Jeb Dunnuck, jebdunnuck.com (Nov 2021)
About this WINE
Domaine de Marcoux
Sisters Sophie and Catherine Armenier have elevated Marcoux to the very highest ranks. Today, Sophie diligently runs the winery, while her son Vincent Estevenin looks after the vineyards. Now, there are 27 hectares split into over 20 parcels: 18 hectares lie right in the heart of the prime Châteauneuf-du-Pape terroir of La Crau plateau, the remainder rest in Lirac and the other Côtes du Rhône villages. Certified as organic by Ecocert as early as 1991, this year marks four decades of rigorous organic and then biodynamic principles.

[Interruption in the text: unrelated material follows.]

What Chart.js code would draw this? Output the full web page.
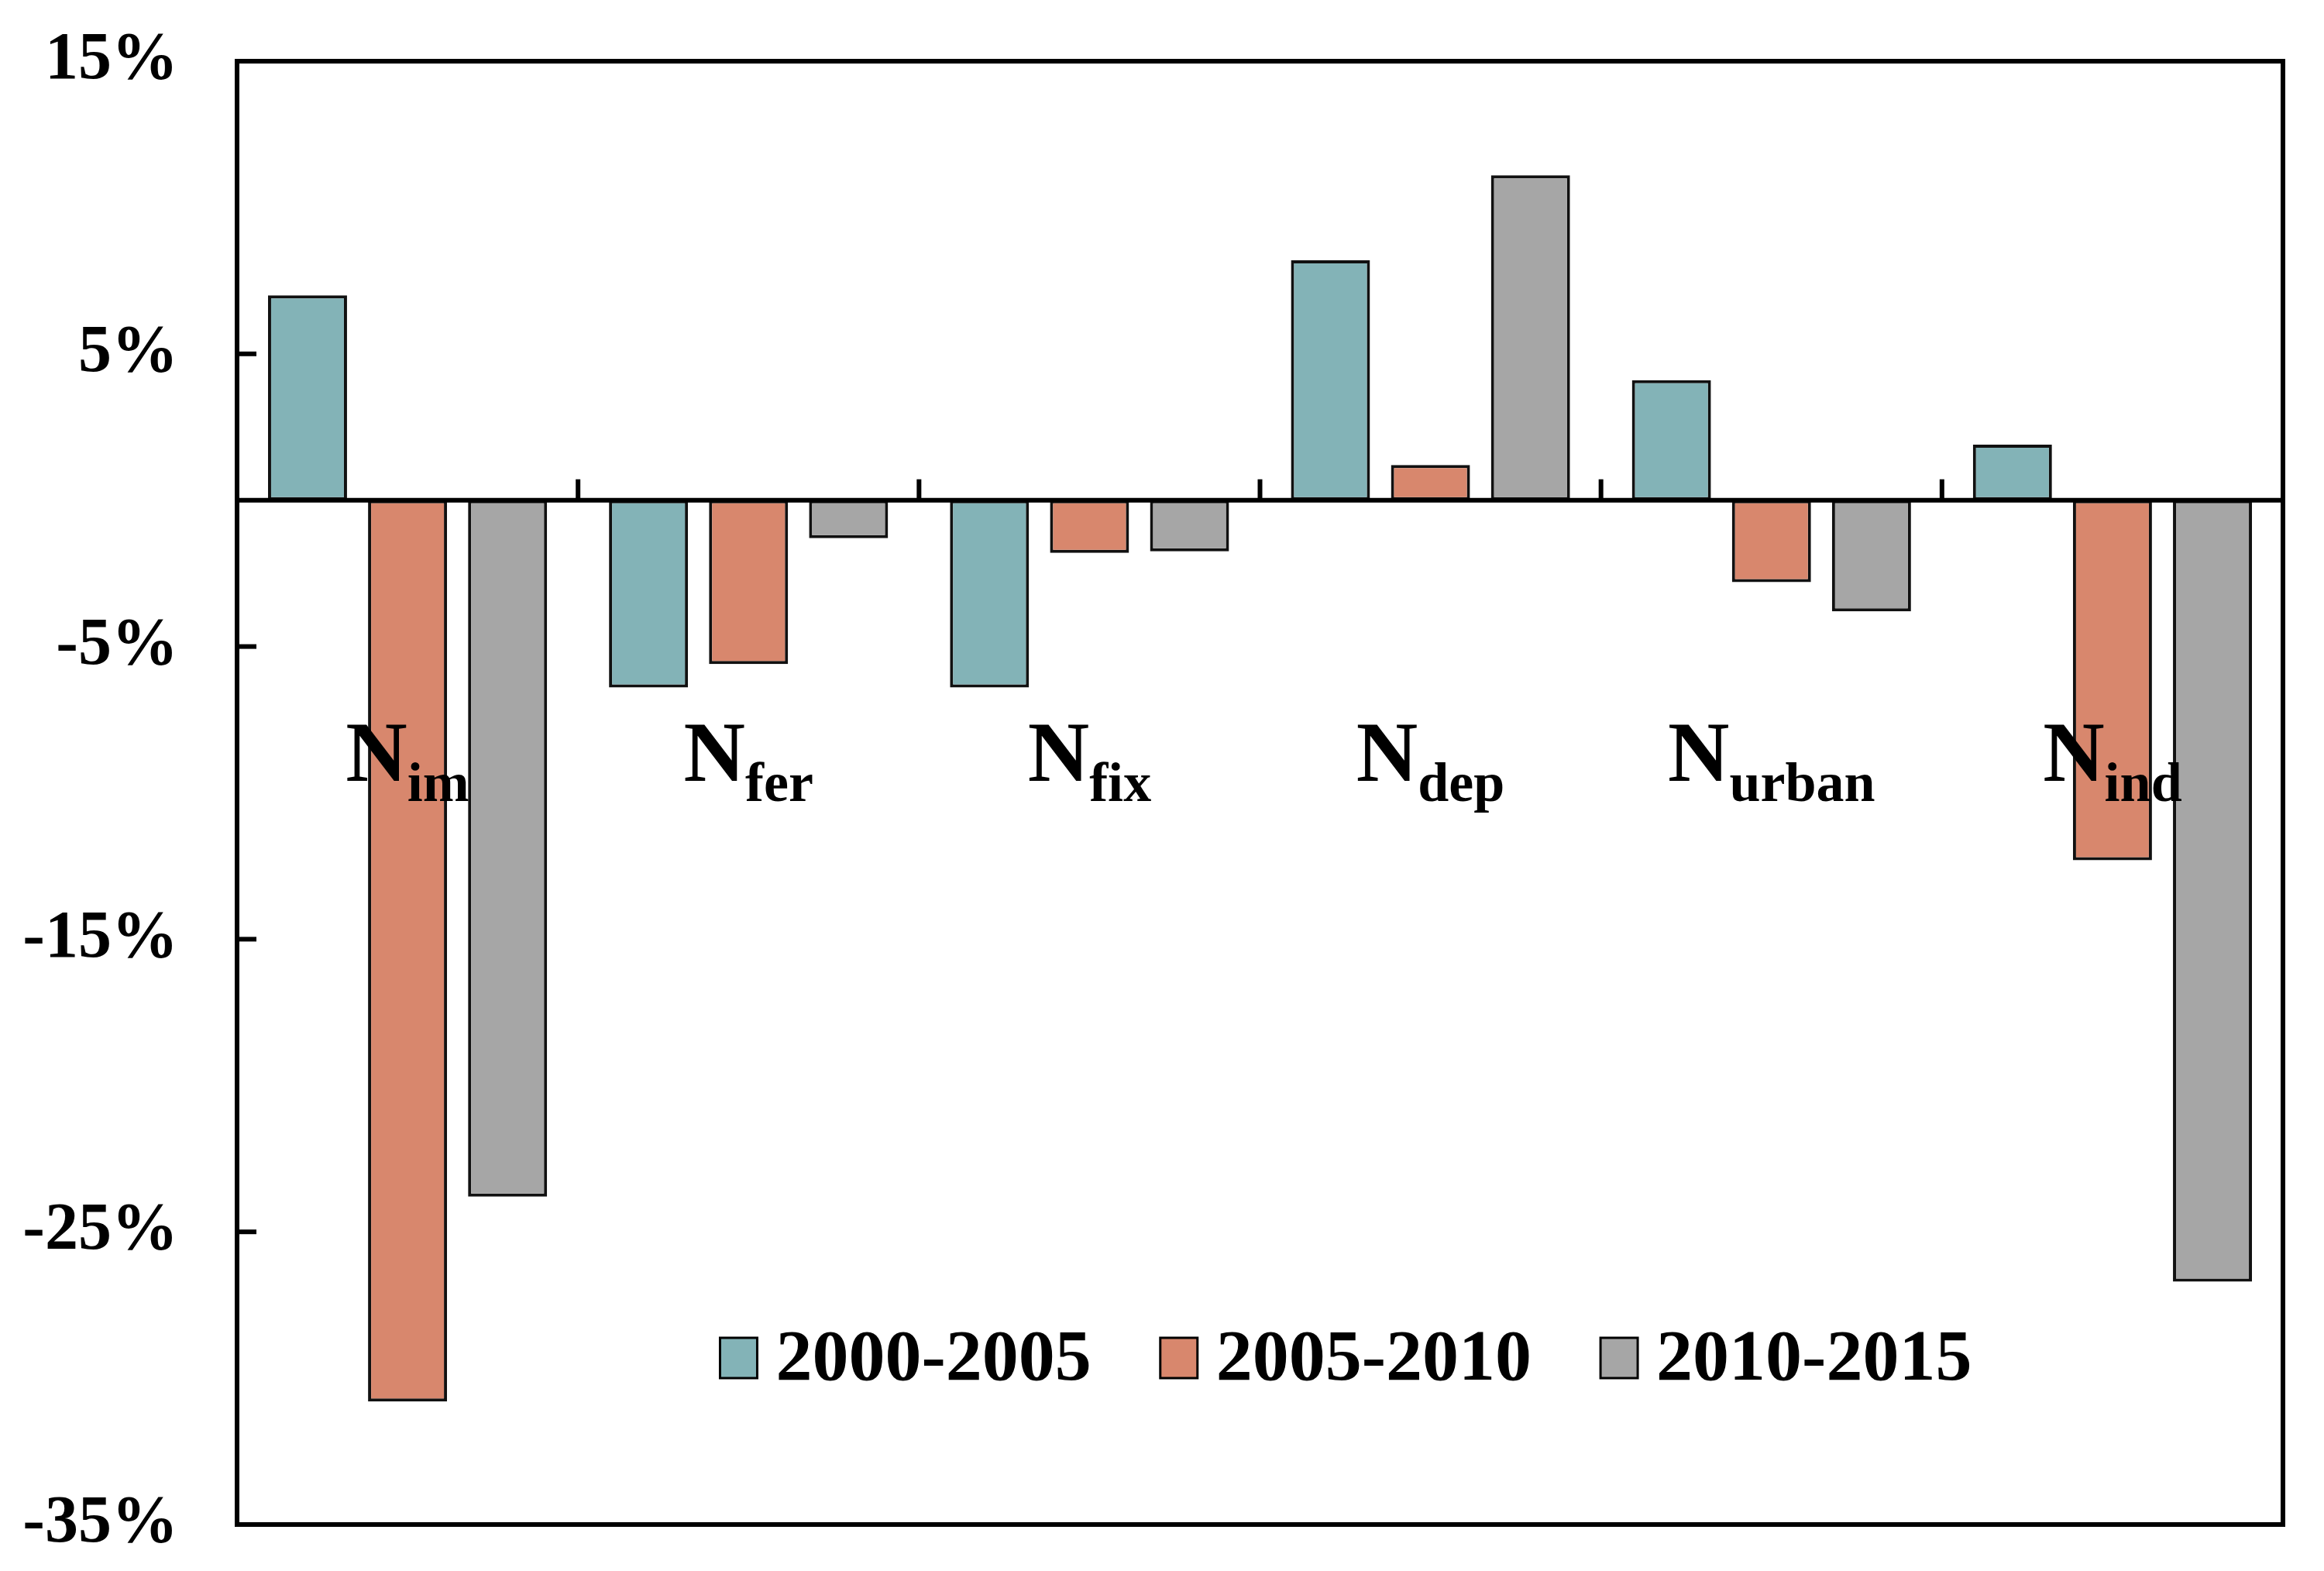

The domaine makes three main wines: a Lirac, their main Châteauneuf-du-Pape and an exceptional Châteauneuf-du-Pape Vieilles Vignes – the top cuvée from this organically certified domaine. It’s made from two parcels of outstanding, old-vine Grenache: Charbonnières, planted in ’00, and Esqueirons, planted in ’49.
Sophie Armenier comments that 2020 is elegant, supple and balanced – combining freshness and delicacy. The domaine’s approach to employing long macerations during fermentation complements the succulent characteristics of ’20 extremely well, resulting in mineral-fresh wines with silky tannins.
A short hop across the river Rhône from Châteauneuf-du-Pape, Lirac was traditionally best-known for its rosés, but increasingly its approachable, full-bodied reds are taking centre stage. Less Grenache-dominated than its neighbours, the current trend for Lirac is towards a greater proportion of Syrah and Mourvèdre, which gives the wines a pleasing firmness and a rich, silky spiciness. The wines can normally be enjoyed from two years’ ageing, up to 10 in some cases.
Lirac’s full, fragrant, food-friendly whites are surprisingly good, containing a minimum of one-third Clairette with the rest made up from Bourbolenc, Grenache Blanc and up to 25 percent each (but no more than 30 percent in total) of Marsanne, Roussanne, Viognier, Ugni Blanc and Picpoul. They are best enjoyed in their youth but can last for up to five years.
Rosé production is declining here, which is a shame as the rosés are good value with a lovely, dry, full-bodied summer fruit palate that is zingier than either neighbouring Tavel (which they resemble) or Provence.
Grenache (Noir) is widely grown and comes in a variety of styles. Believed to originate in Spain, it was, in the late 20th century, the most widely planted black grape variety in the world. Today it hovers around seventh in the pecking order. It tends to produce very fruity, rich wines that can range quite widely in their level of tannin.
In many regions – most famously the Southern Rhône, where it complements Syrah and Mourvèdre, among other grapes – it adds backbone and colour to blends, but some of the most notable Châteauneuf du Pape producers (such as Château Rayas) make 100 percent Grenache wines. The grape is a component in many wines of the Languedoc (where you’ll also find its lighter-coloured forms, Grenache Gris and Blanc) and is responsible for much southern French rosé – taking the lead in most Provence styles.
Found all over Spain as Garnacha Tinta (spelt Garnaxa in Catalonia), the grape variety is increasingly detailed on wine labels there. Along with Tempranillo, it forms the majority of the blend for Rioja’s reds and has been adopted widely in Navarra, where it produces lighter styles of red and rosado (rosé). It can also be found operating under a pseudonym, Cannonau, in Sardinia.
Beyond Europe, Grenache is widely planted in California and Australia, largely thanks to its ability to operate in high temperatures and without much water. Particularly in the Barossa Valley, there are some extraordinary dry-farmed bush vines, some of which are centuries old and produce wines of startling intensity.